══ Input rows

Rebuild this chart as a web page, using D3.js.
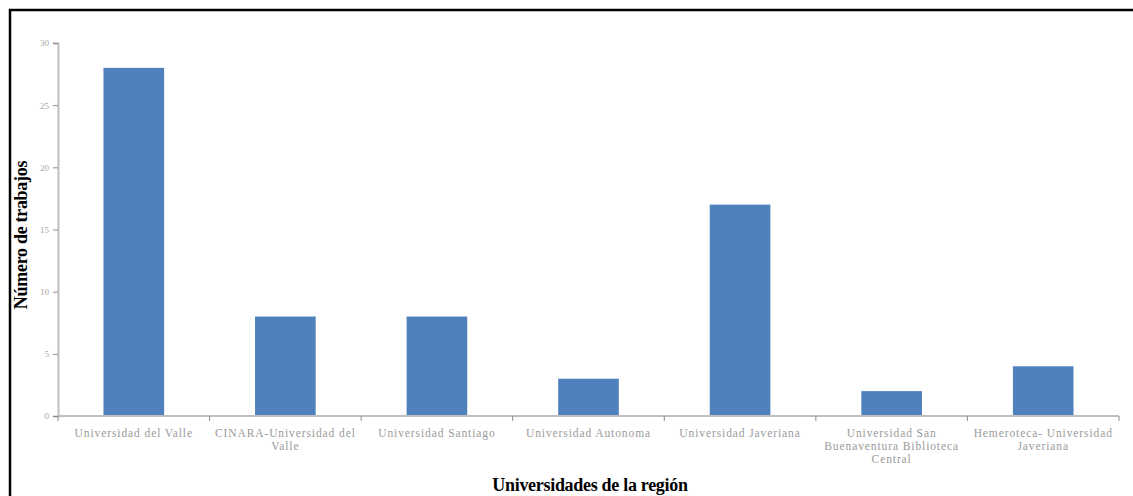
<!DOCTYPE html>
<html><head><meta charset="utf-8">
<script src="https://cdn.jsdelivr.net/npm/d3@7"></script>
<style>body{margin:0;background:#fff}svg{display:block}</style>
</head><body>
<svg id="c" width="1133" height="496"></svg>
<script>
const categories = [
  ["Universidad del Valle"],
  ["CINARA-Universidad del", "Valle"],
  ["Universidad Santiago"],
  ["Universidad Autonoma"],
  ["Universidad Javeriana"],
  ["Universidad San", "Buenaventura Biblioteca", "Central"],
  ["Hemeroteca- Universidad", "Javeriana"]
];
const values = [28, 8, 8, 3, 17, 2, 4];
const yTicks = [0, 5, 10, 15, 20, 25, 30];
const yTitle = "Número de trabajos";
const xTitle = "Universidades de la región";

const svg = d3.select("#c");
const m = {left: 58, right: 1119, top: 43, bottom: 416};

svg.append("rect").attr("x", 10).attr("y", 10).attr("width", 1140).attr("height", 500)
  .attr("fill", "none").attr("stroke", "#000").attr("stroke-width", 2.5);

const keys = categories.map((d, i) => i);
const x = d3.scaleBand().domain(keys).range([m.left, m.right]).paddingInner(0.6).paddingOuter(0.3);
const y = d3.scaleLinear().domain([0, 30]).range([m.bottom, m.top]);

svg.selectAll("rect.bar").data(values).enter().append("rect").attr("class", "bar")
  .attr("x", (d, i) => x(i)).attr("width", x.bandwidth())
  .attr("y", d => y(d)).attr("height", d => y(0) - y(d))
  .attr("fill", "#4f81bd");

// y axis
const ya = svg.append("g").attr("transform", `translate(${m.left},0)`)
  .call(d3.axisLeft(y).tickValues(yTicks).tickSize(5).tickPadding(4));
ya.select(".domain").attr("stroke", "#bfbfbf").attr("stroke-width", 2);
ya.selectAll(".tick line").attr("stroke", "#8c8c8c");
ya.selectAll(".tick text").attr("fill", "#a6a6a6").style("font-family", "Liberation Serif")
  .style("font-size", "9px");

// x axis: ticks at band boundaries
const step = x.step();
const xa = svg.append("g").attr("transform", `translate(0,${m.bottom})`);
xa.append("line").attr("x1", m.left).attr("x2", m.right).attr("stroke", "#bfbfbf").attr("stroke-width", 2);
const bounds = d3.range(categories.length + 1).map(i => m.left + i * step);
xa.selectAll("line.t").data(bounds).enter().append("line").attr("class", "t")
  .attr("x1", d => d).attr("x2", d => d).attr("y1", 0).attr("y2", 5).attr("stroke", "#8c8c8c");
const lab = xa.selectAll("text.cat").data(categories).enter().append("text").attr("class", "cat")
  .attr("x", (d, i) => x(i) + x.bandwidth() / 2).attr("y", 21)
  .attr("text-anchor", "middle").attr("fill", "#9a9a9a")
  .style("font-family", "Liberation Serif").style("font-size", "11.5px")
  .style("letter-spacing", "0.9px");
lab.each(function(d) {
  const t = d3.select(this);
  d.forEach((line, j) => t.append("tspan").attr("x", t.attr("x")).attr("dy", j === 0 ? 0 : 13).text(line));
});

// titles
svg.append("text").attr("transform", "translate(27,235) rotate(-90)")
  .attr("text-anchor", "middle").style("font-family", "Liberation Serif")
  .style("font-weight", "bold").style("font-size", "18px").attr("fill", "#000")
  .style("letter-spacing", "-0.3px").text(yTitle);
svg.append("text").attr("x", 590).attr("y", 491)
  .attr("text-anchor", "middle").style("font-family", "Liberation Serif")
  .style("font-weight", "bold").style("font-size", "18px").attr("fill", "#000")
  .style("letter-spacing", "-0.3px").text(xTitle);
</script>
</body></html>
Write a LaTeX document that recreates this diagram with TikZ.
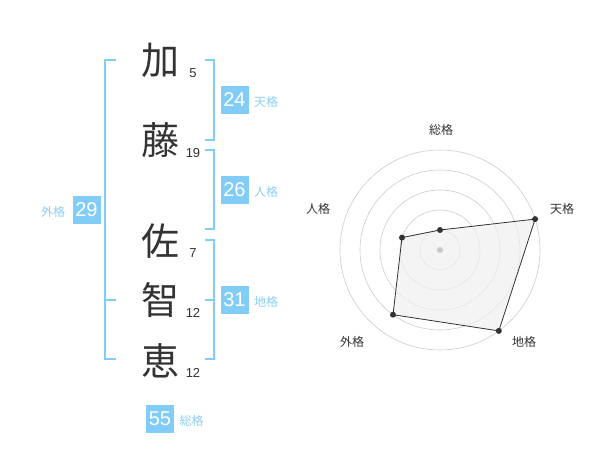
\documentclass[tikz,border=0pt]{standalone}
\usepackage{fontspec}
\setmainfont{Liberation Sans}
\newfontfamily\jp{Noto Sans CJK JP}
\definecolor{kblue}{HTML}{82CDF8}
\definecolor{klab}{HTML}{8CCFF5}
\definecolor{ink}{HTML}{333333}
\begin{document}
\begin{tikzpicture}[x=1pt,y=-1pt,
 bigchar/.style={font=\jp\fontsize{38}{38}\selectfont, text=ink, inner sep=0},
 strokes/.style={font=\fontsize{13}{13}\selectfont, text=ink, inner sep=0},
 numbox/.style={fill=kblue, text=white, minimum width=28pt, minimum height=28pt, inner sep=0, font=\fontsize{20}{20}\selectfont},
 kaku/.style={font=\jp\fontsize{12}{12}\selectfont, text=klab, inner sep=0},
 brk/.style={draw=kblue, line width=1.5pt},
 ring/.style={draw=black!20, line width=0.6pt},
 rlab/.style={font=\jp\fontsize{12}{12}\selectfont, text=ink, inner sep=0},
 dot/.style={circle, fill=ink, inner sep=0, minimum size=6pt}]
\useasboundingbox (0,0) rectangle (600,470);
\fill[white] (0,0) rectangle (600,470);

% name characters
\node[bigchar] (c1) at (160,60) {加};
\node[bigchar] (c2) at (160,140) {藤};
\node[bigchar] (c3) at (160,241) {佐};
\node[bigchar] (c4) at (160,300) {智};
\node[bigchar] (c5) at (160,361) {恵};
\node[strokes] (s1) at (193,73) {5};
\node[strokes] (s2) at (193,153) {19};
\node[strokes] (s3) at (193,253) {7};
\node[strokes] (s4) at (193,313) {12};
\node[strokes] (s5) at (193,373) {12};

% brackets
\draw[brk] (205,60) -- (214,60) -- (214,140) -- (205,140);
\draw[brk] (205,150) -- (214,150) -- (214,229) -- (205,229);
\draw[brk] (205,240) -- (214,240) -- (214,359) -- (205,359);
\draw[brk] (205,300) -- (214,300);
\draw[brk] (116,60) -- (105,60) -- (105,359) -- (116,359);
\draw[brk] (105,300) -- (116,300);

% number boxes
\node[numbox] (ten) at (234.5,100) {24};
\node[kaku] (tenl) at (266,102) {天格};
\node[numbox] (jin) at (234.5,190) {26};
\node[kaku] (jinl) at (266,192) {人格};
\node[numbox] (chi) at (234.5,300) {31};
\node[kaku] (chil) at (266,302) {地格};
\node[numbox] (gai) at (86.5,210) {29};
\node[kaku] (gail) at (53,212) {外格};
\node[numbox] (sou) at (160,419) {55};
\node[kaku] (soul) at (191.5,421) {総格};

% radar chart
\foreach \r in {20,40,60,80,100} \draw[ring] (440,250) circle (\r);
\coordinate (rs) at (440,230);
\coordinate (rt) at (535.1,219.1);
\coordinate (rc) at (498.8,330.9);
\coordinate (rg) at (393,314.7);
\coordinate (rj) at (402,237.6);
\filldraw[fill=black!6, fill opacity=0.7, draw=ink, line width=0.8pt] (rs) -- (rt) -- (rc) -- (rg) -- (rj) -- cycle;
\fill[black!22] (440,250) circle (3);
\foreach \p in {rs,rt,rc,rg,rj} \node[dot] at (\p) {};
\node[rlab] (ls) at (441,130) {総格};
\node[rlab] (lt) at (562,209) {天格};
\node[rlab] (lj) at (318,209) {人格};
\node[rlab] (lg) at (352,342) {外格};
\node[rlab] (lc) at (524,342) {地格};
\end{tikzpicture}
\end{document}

════

### Short exercise
Drop the images and repeat the data exactly.

### Response below
Rebuild this chart as a web page, using D3.js.
<!DOCTYPE html>
<html><head><meta charset="utf-8">
<script src="https://cdn.jsdelivr.net/npm/d3@7"></script>
<style>body{margin:0;background:#fff}svg{display:block}</style>
</head><body>
<svg id="c" width="1133" height="496"></svg>
<script>
const categories = [
  ["Universidad del Valle"],
  ["CINARA-Universidad del", "Valle"],
  ["Universidad Santiago"],
  ["Universidad Autonoma"],
  ["Universidad Javeriana"],
  ["Universidad San", "Buenaventura Biblioteca", "Central"],
  ["Hemeroteca- Universidad", "Javeriana"]
];
const values = [28, 8, 8, 3, 17, 2, 4];
const yTicks = [0, 5, 10, 15, 20, 25, 30];
const yTitle = "Número de trabajos";
const xTitle = "Universidades de la región";

const svg = d3.select("#c");
const m = {left: 58, right: 1119, top: 43, bottom: 416};

svg.append("rect").attr("x", 10).attr("y", 10).attr("width", 1140).attr("height", 500)
  .attr("fill", "none").attr("stroke", "#000").attr("stroke-width", 2.5);

const keys = categories.map((d, i) => i);
const x = d3.scaleBand().domain(keys).range([m.left, m.right]).paddingInner(0.6).paddingOuter(0.3);
const y = d3.scaleLinear().domain([0, 30]).range([m.bottom, m.top]);

svg.selectAll("rect.bar").data(values).enter().append("rect").attr("class", "bar")
  .attr("x", (d, i) => x(i)).attr("width", x.bandwidth())
  .attr("y", d => y(d)).attr("height", d => y(0) - y(d))
  .attr("fill", "#4f81bd");

// y axis
const ya = svg.append("g").attr("transform", `translate(${m.left},0)`)
  .call(d3.axisLeft(y).tickValues(yTicks).tickSize(5).tickPadding(4));
ya.select(".domain").attr("stroke", "#bfbfbf").attr("stroke-width", 2);
ya.selectAll(".tick line").attr("stroke", "#8c8c8c");
ya.selectAll(".tick text").attr("fill", "#a6a6a6").style("font-family", "Liberation Serif")
  .style("font-size", "9px");

// x axis: ticks at band boundaries
const step = x.step();
const xa = svg.append("g").attr("transform", `translate(0,${m.bottom})`);
xa.append("line").attr("x1", m.left).attr("x2", m.right).attr("stroke", "#bfbfbf").attr("stroke-width", 2);
const bounds = d3.range(categories.length + 1).map(i => m.left + i * step);
xa.selectAll("line.t").data(bounds).enter().append("line").attr("class", "t")
  .attr("x1", d => d).attr("x2", d => d).attr("y1", 0).attr("y2", 5).attr("stroke", "#8c8c8c");
const lab = xa.selectAll("text.cat").data(categories).enter().append("text").attr("class", "cat")
  .attr("x", (d, i) => x(i) + x.bandwidth() / 2).attr("y", 21)
  .attr("text-anchor", "middle").attr("fill", "#9a9a9a")
  .style("font-family", "Liberation Serif").style("font-size", "11.5px")
  .style("letter-spacing", "0.9px");
lab.each(function(d) {
  const t = d3.select(this);
  d.forEach((line, j) => t.append("tspan").attr("x", t.attr("x")).attr("dy", j === 0 ? 0 : 13).text(line));
});

// titles
svg.append("text").attr("transform", "translate(27,235) rotate(-90)")
  .attr("text-anchor", "middle").style("font-family", "Liberation Serif")
  .style("font-weight", "bold").style("font-size", "18px").attr("fill", "#000")
  .style("letter-spacing", "-0.3px").text(yTitle);
svg.append("text").attr("x", 590).attr("y", 491)
  .attr("text-anchor", "middle").style("font-family", "Liberation Serif")
  .style("font-weight", "bold").style("font-size", "18px").attr("fill", "#000")
  .style("letter-spacing", "-0.3px").text(xTitle);
</script>
</body></html>
Write a LaTeX document that recreates this diagram with TikZ.
\documentclass[tikz,border=0pt]{standalone}
\usepackage{fontspec}
\setmainfont{Liberation Sans}
\newfontfamily\jp{Noto Sans CJK JP}
\definecolor{kblue}{HTML}{82CDF8}
\definecolor{klab}{HTML}{8CCFF5}
\definecolor{ink}{HTML}{333333}
\begin{document}
\begin{tikzpicture}[x=1pt,y=-1pt,
 bigchar/.style={font=\jp\fontsize{38}{38}\selectfont, text=ink, inner sep=0},
 strokes/.style={font=\fontsize{13}{13}\selectfont, text=ink, inner sep=0},
 numbox/.style={fill=kblue, text=white, minimum width=28pt, minimum height=28pt, inner sep=0, font=\fontsize{20}{20}\selectfont},
 kaku/.style={font=\jp\fontsize{12}{12}\selectfont, text=klab, inner sep=0},
 brk/.style={draw=kblue, line width=1.5pt},
 ring/.style={draw=black!20, line width=0.6pt},
 rlab/.style={font=\jp\fontsize{12}{12}\selectfont, text=ink, inner sep=0},
 dot/.style={circle, fill=ink, inner sep=0, minimum size=6pt}]
\useasboundingbox (0,0) rectangle (600,470);
\fill[white] (0,0) rectangle (600,470);

% name characters
\node[bigchar] (c1) at (160,60) {加};
\node[bigchar] (c2) at (160,140) {藤};
\node[bigchar] (c3) at (160,241) {佐};
\node[bigchar] (c4) at (160,300) {智};
\node[bigchar] (c5) at (160,361) {恵};
\node[strokes] (s1) at (193,73) {5};
\node[strokes] (s2) at (193,153) {19};
\node[strokes] (s3) at (193,253) {7};
\node[strokes] (s4) at (193,313) {12};
\node[strokes] (s5) at (193,373) {12};

% brackets
\draw[brk] (205,60) -- (214,60) -- (214,140) -- (205,140);
\draw[brk] (205,150) -- (214,150) -- (214,229) -- (205,229);
\draw[brk] (205,240) -- (214,240) -- (214,359) -- (205,359);
\draw[brk] (205,300) -- (214,300);
\draw[brk] (116,60) -- (105,60) -- (105,359) -- (116,359);
\draw[brk] (105,300) -- (116,300);

% number boxes
\node[numbox] (ten) at (234.5,100) {24};
\node[kaku] (tenl) at (266,102) {天格};
\node[numbox] (jin) at (234.5,190) {26};
\node[kaku] (jinl) at (266,192) {人格};
\node[numbox] (chi) at (234.5,300) {31};
\node[kaku] (chil) at (266,302) {地格};
\node[numbox] (gai) at (86.5,210) {29};
\node[kaku] (gail) at (53,212) {外格};
\node[numbox] (sou) at (160,419) {55};
\node[kaku] (soul) at (191.5,421) {総格};

% radar chart
\foreach \r in {20,40,60,80,100} \draw[ring] (440,250) circle (\r);
\coordinate (rs) at (440,230);
\coordinate (rt) at (535.1,219.1);
\coordinate (rc) at (498.8,330.9);
\coordinate (rg) at (393,314.7);
\coordinate (rj) at (402,237.6);
\filldraw[fill=black!6, fill opacity=0.7, draw=ink, line width=0.8pt] (rs) -- (rt) -- (rc) -- (rg) -- (rj) -- cycle;
\fill[black!22] (440,250) circle (3);
\foreach \p in {rs,rt,rc,rg,rj} \node[dot] at (\p) {};
\node[rlab] (ls) at (441,130) {総格};
\node[rlab] (lt) at (562,209) {天格};
\node[rlab] (lj) at (318,209) {人格};
\node[rlab] (lg) at (352,342) {外格};
\node[rlab] (lc) at (524,342) {地格};
\end{tikzpicture}
\end{document}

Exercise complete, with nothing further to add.